RECORDS FOR THE EXERCISE:
┌────────
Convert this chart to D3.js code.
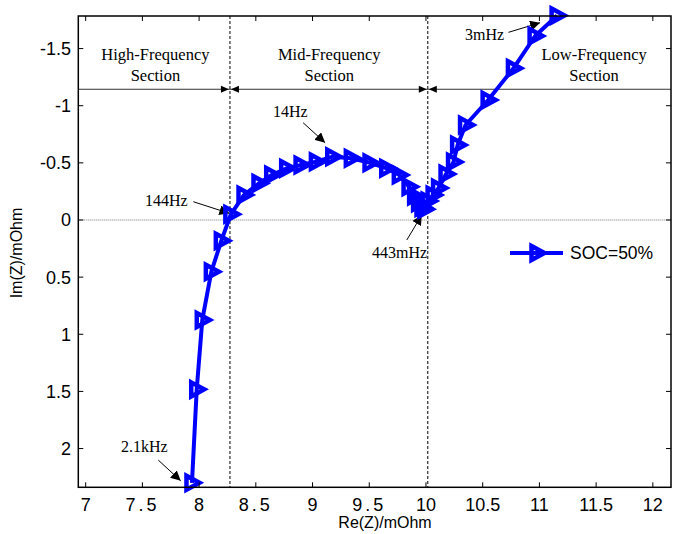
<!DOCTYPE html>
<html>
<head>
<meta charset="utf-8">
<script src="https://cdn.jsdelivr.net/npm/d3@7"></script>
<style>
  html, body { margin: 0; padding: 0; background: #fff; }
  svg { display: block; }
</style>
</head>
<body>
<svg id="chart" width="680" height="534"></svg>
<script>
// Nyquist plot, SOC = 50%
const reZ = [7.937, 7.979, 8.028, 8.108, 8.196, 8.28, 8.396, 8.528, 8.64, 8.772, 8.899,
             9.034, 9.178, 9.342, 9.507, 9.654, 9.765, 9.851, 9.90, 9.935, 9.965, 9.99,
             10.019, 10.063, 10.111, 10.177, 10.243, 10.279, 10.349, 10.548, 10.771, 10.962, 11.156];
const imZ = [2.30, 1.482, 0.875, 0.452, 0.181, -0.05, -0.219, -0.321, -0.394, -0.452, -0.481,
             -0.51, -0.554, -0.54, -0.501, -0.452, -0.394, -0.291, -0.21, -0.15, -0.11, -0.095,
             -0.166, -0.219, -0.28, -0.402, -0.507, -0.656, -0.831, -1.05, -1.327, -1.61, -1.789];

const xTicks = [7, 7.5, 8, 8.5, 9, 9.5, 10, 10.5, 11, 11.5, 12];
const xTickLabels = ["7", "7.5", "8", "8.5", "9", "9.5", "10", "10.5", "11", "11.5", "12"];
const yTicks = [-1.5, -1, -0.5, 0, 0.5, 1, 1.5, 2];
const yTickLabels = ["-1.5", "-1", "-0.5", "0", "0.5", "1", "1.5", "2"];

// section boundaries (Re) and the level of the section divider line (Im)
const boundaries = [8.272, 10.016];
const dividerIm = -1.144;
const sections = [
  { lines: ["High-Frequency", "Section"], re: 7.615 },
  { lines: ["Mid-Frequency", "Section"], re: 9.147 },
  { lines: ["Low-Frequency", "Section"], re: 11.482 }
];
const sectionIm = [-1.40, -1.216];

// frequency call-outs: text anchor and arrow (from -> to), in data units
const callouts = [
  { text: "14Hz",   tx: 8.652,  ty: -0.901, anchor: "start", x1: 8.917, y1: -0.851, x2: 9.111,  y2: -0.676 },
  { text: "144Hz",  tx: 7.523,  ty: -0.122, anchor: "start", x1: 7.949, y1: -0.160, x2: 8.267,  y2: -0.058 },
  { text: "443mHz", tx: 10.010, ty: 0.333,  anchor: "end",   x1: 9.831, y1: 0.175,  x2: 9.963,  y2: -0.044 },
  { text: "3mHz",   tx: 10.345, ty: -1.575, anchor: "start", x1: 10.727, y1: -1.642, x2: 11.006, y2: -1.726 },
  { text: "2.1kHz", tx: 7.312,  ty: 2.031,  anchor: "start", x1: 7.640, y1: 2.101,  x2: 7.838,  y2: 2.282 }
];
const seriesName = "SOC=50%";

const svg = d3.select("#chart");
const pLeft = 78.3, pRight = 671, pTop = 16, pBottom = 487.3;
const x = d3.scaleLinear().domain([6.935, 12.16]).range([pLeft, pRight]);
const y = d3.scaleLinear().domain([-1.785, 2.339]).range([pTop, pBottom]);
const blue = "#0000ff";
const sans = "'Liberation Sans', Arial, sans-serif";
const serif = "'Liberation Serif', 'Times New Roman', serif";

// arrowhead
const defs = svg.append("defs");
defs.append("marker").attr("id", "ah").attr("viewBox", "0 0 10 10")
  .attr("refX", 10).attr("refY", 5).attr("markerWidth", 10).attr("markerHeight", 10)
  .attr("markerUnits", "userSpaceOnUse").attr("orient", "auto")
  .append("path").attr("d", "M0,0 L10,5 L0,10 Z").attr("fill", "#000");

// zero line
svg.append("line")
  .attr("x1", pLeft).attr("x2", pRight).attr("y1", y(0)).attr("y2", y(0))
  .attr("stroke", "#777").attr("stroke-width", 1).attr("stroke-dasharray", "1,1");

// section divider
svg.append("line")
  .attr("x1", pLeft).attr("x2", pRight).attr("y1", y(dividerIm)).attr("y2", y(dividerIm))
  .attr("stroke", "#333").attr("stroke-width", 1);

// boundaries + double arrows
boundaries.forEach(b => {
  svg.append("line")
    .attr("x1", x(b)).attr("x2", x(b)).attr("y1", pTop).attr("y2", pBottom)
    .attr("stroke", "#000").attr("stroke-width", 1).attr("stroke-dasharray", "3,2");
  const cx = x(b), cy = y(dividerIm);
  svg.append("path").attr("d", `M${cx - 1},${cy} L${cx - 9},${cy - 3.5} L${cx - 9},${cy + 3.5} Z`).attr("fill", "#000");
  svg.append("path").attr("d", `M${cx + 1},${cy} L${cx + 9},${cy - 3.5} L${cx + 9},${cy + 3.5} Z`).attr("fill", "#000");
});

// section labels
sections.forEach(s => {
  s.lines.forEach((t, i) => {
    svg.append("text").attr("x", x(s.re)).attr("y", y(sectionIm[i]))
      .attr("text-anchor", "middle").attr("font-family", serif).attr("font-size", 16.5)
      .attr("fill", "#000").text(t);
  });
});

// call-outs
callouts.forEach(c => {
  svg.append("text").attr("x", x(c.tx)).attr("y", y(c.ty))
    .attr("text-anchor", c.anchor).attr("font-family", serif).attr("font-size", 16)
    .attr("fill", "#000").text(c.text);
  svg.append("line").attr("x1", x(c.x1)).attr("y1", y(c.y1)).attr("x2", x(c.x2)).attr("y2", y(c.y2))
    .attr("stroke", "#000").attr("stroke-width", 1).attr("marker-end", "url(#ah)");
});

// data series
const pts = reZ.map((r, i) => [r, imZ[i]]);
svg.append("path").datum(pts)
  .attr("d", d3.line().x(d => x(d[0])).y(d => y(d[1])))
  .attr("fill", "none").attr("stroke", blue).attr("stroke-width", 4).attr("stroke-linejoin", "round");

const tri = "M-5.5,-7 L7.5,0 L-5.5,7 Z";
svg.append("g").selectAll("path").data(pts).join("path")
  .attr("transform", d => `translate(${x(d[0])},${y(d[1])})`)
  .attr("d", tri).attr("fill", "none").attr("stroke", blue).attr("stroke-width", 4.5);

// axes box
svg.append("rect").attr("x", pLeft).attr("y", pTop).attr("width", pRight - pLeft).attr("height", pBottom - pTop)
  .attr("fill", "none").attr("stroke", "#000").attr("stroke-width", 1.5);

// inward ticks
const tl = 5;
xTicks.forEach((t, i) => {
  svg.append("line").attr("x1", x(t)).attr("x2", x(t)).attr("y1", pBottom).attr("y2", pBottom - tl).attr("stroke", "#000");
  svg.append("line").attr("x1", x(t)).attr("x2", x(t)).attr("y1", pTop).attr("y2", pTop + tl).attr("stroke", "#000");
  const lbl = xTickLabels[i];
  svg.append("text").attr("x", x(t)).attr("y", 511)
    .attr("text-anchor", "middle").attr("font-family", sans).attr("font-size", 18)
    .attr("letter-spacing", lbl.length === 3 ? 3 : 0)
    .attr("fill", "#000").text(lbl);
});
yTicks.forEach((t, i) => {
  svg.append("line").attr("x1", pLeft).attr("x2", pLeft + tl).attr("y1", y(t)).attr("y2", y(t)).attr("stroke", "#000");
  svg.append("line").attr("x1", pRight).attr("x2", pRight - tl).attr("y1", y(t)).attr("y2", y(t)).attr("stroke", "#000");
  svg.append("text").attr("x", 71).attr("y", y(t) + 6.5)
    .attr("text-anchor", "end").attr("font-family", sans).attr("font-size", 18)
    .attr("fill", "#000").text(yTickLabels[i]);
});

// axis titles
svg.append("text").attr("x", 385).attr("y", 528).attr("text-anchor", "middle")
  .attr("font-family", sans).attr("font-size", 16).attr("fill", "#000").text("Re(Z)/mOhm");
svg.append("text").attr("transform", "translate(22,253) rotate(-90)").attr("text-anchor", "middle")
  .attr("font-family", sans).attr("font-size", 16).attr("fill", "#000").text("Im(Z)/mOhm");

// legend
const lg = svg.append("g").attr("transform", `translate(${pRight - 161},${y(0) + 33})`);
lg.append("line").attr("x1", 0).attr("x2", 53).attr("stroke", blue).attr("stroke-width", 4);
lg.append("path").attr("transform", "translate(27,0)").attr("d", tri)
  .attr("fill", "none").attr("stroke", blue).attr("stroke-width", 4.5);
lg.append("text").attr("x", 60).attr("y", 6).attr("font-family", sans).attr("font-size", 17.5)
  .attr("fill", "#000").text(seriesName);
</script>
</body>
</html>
└────────
┌────────
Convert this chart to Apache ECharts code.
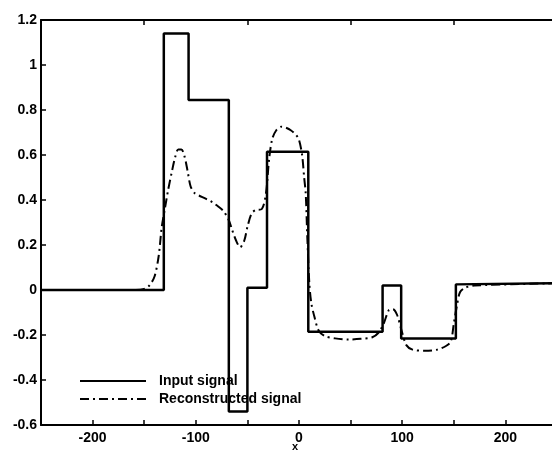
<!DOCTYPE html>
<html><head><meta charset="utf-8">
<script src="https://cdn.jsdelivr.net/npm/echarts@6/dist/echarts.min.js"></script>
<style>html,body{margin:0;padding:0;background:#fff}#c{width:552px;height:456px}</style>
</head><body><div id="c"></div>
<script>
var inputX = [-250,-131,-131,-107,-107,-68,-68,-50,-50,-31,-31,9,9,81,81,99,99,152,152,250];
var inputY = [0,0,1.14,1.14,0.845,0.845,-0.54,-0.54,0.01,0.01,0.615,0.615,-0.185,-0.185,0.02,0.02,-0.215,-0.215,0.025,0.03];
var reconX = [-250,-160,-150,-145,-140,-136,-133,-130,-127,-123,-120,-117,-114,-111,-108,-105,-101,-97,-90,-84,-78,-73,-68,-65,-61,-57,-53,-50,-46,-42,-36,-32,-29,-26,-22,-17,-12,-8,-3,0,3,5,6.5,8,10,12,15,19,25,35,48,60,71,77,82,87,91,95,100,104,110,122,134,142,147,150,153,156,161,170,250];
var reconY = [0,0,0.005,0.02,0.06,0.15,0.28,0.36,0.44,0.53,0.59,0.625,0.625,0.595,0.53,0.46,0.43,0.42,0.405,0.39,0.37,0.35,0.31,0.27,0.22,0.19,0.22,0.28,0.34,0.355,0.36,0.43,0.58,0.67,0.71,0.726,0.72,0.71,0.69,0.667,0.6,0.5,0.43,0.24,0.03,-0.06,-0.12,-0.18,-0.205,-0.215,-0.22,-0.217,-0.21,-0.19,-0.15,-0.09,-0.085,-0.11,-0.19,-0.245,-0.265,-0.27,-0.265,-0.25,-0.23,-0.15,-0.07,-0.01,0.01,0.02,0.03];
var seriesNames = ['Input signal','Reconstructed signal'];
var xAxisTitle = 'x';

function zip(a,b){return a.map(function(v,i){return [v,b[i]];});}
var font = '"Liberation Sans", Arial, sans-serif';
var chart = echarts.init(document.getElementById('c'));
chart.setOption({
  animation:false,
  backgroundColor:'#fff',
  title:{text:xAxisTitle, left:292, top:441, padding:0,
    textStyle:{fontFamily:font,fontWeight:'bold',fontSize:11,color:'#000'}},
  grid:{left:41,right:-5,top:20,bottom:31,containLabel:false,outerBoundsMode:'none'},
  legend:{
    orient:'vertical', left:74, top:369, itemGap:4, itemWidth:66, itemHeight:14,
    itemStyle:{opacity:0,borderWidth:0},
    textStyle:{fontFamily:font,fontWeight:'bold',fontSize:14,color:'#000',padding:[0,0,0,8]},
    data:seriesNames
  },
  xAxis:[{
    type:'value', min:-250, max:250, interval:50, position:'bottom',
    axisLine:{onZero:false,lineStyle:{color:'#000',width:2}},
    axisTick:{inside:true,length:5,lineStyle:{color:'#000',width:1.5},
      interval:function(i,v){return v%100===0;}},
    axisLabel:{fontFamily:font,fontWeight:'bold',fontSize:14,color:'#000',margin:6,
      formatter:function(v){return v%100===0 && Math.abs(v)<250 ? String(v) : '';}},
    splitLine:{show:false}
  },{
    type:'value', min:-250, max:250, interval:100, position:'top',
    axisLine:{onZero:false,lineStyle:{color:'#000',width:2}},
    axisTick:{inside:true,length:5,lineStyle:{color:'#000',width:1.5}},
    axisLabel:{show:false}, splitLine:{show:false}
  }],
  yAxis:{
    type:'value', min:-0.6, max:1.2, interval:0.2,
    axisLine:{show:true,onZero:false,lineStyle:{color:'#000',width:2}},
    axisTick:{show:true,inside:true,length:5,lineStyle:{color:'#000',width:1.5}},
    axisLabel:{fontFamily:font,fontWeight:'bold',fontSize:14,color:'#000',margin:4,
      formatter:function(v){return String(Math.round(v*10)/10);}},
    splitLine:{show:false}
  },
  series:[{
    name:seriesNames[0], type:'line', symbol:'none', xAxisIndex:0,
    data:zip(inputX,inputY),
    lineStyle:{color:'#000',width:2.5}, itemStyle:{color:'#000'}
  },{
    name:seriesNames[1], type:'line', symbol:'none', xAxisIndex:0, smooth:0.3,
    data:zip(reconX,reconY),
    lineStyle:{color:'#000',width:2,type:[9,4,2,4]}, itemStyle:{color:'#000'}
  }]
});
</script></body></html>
└────────
Which lines contain the word "this"? Copy each of them.

COMPLETED EXERCISE:
Convert this chart to D3.js code.
Convert this chart to Apache ECharts code.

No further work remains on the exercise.